Both the line containing "Write the Plotly code for this chart." and the line containing "R_LAB = 168" are to be reproduced exactly, along with every line between them, and nothing more.

■ **Data**:
□ □ □ □ □ □ □

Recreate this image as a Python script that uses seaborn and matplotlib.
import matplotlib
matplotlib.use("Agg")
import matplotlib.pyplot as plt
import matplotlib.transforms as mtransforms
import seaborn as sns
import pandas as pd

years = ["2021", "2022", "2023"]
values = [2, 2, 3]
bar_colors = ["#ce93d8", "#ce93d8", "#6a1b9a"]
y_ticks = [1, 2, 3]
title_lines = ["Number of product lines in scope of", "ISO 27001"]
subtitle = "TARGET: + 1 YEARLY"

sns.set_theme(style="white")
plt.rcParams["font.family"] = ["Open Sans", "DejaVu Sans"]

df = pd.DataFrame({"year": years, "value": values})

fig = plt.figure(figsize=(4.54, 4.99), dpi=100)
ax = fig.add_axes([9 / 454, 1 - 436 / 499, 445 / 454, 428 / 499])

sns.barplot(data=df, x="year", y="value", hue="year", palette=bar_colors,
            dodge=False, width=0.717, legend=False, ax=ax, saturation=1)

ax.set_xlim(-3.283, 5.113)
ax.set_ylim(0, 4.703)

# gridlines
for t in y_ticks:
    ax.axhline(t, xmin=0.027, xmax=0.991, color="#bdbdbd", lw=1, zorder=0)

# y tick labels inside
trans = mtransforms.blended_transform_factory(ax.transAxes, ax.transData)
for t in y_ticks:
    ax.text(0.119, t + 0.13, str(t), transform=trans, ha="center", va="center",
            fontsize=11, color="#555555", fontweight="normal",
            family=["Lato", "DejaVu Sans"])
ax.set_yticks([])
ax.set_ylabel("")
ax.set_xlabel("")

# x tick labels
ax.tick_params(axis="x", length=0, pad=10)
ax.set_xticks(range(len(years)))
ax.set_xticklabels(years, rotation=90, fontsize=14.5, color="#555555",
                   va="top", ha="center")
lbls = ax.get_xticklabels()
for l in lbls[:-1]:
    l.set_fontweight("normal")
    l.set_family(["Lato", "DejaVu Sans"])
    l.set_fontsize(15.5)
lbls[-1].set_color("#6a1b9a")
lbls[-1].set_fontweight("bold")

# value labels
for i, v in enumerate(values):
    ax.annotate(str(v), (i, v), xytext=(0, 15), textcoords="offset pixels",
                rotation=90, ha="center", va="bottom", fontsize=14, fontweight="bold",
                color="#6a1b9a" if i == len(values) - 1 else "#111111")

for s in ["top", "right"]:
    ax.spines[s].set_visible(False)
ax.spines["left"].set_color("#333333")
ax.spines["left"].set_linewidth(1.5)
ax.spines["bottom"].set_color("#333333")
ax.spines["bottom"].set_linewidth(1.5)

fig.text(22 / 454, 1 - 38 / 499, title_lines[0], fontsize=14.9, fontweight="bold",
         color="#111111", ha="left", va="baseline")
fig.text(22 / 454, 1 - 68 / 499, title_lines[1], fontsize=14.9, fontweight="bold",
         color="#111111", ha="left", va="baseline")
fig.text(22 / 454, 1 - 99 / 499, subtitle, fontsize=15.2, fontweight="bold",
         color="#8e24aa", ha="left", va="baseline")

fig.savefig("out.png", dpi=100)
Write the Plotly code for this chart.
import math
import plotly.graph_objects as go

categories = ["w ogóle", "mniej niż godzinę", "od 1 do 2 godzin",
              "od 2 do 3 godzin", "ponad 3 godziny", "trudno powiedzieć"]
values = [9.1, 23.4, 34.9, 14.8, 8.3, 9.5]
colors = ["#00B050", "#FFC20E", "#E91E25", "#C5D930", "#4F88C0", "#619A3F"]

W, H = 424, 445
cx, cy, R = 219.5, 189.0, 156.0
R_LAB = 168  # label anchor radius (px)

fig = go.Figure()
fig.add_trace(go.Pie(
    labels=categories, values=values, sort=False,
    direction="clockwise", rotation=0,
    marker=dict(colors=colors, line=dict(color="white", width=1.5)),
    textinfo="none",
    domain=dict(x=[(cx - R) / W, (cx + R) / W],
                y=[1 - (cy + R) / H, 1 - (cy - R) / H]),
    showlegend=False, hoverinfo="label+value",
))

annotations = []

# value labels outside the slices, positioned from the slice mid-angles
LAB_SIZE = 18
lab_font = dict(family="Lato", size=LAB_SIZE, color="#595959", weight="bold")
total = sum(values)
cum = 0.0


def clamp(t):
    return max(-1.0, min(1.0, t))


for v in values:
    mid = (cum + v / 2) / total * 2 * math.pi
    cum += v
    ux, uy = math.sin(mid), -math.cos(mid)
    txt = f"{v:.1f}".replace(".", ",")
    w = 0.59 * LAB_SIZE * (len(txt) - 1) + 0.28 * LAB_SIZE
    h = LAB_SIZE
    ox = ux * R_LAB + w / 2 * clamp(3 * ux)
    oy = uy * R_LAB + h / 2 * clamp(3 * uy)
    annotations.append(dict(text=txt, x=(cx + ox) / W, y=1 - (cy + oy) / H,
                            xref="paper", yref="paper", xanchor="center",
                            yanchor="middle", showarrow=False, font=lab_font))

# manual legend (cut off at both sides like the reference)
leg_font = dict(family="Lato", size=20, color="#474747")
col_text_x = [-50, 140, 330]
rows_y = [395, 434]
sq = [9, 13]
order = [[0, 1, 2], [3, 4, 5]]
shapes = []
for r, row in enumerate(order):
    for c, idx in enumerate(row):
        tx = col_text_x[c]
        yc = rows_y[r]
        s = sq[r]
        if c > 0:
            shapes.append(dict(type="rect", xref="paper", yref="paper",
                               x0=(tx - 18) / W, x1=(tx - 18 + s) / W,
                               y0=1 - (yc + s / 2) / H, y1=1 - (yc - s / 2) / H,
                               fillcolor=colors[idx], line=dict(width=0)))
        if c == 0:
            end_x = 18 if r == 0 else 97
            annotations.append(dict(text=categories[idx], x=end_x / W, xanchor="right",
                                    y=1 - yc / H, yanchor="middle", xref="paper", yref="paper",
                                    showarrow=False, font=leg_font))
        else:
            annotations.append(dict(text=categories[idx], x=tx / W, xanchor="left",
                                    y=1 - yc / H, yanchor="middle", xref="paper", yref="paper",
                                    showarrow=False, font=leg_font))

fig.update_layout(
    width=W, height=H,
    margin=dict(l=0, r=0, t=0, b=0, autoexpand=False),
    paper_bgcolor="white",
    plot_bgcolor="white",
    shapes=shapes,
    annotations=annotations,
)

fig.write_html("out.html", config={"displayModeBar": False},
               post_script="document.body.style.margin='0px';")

□ □ □ □ □ □ □

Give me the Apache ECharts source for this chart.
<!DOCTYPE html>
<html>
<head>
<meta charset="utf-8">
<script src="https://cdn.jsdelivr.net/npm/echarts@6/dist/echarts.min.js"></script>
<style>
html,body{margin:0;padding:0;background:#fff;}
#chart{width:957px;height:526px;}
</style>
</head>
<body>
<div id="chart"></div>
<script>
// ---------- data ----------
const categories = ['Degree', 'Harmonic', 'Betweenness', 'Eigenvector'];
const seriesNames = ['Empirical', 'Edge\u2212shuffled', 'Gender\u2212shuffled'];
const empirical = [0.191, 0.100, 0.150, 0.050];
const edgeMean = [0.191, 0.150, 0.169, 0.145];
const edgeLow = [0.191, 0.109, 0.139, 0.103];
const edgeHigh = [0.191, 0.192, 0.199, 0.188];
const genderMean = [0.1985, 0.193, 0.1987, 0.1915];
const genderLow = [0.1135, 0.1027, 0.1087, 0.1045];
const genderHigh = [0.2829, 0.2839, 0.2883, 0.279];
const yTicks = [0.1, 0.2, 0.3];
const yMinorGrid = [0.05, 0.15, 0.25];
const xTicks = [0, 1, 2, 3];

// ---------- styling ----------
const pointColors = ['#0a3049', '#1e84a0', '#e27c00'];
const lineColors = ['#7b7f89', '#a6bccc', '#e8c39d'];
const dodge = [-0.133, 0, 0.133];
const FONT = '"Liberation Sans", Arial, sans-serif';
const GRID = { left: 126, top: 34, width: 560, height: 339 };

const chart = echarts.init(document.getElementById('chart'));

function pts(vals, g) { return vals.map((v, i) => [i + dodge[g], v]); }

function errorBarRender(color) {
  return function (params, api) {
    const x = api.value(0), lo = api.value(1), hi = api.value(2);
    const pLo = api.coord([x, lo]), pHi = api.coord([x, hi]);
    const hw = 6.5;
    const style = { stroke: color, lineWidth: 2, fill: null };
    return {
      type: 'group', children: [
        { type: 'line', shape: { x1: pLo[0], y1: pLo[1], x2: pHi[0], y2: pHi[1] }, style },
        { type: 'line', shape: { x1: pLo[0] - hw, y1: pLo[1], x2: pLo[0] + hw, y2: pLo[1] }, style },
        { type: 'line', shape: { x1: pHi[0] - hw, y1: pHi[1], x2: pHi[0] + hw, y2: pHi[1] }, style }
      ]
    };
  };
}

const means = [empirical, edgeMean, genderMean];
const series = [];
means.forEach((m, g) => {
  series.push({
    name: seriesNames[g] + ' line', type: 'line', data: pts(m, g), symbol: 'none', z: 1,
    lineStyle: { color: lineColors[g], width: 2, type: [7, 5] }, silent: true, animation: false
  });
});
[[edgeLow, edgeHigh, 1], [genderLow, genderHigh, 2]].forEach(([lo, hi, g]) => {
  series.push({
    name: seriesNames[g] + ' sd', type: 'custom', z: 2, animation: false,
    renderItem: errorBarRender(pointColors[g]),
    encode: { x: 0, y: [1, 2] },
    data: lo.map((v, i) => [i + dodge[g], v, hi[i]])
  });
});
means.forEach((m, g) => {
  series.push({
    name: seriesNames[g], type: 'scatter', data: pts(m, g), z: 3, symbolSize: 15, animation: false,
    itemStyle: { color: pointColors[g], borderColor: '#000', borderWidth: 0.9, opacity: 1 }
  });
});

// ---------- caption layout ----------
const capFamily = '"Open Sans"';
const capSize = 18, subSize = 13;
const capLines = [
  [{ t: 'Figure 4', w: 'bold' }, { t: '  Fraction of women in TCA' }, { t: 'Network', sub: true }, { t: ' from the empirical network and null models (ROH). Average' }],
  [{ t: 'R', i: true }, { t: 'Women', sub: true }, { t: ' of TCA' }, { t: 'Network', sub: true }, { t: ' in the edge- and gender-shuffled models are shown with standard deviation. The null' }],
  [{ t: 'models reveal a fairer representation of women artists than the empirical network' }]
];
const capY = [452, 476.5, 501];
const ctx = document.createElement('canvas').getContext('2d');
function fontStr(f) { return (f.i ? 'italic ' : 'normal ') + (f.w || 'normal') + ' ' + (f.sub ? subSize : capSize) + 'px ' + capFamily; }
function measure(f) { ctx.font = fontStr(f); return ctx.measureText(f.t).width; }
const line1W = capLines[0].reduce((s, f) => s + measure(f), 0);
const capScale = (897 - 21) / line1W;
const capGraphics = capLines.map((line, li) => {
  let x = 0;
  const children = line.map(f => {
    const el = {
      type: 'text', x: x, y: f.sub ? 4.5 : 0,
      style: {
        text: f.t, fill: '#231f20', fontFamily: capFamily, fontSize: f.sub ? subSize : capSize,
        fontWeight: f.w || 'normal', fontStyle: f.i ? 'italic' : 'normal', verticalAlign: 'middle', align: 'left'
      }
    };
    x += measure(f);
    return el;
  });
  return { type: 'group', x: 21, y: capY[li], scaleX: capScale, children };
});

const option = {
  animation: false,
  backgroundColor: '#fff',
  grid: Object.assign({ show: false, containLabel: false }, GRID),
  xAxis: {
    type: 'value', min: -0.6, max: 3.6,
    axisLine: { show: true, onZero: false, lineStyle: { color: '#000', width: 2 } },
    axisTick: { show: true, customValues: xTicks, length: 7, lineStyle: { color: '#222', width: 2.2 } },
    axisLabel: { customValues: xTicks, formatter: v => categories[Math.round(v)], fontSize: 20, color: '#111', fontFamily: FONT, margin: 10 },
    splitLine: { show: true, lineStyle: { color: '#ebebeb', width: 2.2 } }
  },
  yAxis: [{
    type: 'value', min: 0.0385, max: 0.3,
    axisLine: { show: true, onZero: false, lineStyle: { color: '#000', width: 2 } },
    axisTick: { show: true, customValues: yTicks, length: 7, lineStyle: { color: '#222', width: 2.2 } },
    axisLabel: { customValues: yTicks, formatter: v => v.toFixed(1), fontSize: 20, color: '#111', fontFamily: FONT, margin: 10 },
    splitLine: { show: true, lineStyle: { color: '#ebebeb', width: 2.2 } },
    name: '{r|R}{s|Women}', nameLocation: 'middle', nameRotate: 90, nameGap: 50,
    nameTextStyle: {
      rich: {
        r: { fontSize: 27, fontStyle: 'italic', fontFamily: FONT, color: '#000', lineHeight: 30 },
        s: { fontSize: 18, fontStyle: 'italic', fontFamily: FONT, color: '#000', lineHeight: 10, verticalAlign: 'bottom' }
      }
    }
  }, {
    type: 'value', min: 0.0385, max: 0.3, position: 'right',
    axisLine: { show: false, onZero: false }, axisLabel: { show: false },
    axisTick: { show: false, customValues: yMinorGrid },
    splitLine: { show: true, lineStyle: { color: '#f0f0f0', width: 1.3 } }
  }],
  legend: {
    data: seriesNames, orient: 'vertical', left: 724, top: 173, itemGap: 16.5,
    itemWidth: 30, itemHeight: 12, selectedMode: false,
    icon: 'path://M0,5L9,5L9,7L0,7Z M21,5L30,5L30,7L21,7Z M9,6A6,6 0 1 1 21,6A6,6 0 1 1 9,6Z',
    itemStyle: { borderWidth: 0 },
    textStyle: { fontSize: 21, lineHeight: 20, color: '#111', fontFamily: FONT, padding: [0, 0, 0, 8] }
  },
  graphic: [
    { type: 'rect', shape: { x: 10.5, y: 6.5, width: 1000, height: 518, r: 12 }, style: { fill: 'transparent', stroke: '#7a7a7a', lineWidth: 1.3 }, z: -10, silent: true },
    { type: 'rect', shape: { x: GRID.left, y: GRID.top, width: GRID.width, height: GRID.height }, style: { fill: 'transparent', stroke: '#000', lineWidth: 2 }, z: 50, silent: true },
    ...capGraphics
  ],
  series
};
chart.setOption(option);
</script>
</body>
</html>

□ □ □ □ □ □ □

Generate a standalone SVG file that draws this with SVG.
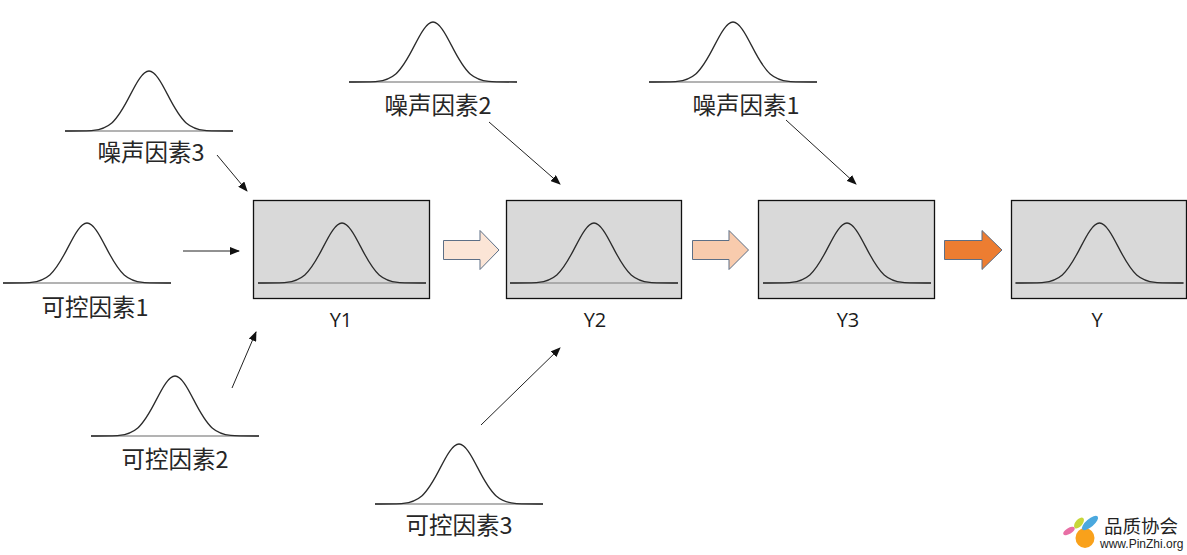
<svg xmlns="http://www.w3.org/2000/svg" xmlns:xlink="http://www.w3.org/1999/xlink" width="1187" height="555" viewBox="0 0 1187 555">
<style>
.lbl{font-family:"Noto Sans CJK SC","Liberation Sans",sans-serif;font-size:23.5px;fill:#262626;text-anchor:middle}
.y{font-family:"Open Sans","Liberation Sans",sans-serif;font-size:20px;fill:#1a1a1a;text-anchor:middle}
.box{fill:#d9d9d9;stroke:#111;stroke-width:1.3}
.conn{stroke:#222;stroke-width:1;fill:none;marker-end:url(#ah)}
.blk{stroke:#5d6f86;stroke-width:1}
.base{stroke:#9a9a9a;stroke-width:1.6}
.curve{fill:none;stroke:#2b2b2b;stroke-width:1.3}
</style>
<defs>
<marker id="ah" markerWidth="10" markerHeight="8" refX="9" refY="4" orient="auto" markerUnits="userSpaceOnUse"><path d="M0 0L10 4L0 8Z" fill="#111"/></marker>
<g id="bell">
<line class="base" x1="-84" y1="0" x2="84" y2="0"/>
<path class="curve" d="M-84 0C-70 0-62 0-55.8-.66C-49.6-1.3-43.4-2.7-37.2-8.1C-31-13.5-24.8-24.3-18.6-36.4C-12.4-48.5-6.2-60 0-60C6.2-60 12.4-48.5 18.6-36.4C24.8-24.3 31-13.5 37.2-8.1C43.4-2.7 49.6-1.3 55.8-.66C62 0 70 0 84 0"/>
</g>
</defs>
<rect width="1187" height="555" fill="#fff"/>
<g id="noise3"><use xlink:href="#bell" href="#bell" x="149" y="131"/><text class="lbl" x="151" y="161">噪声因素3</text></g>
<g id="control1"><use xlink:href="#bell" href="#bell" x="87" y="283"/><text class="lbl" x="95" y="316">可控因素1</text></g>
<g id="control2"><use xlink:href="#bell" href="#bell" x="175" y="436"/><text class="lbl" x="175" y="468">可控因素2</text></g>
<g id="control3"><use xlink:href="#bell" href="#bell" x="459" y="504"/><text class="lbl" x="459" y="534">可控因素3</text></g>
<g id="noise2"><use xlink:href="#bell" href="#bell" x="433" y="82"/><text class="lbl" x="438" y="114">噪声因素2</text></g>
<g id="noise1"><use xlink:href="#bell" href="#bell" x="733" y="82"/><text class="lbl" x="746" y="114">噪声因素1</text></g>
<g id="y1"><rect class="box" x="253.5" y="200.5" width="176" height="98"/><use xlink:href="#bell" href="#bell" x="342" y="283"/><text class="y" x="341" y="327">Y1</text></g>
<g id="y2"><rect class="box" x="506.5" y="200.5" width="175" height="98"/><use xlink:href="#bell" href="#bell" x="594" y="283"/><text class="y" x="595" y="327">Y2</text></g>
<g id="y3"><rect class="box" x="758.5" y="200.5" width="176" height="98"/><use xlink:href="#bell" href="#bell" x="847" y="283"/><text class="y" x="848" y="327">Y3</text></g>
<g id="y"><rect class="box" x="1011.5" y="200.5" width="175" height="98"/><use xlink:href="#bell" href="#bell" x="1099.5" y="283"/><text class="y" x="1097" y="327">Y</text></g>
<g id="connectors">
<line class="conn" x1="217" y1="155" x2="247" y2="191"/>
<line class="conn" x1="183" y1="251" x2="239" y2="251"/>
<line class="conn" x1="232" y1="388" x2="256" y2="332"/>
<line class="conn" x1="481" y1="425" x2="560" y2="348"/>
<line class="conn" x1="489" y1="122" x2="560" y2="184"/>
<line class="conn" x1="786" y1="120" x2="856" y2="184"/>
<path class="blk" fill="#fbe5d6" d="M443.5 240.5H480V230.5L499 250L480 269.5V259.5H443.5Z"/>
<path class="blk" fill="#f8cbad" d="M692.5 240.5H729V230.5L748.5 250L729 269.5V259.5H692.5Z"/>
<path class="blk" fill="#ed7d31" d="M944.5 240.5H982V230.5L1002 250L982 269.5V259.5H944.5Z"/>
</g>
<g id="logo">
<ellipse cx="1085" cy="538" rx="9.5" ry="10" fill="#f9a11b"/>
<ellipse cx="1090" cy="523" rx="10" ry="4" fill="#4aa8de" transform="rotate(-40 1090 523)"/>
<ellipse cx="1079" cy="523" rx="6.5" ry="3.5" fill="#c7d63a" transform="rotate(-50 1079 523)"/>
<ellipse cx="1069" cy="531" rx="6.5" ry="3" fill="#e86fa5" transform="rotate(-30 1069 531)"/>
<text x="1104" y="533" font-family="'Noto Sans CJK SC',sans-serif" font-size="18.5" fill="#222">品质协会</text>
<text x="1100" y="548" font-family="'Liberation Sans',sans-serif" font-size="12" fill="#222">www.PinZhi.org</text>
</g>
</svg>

□ □ □ □ □ □ □

■ **Solution to this task**:
Write the Plotly code for this chart.
import math
import plotly.graph_objects as go

categories = ["w ogóle", "mniej niż godzinę", "od 1 do 2 godzin",
              "od 2 do 3 godzin", "ponad 3 godziny", "trudno powiedzieć"]
values = [9.1, 23.4, 34.9, 14.8, 8.3, 9.5]
colors = ["#00B050", "#FFC20E", "#E91E25", "#C5D930", "#4F88C0", "#619A3F"]

W, H = 424, 445
cx, cy, R = 219.5, 189.0, 156.0
R_LAB = 168  # label anchor radius (px)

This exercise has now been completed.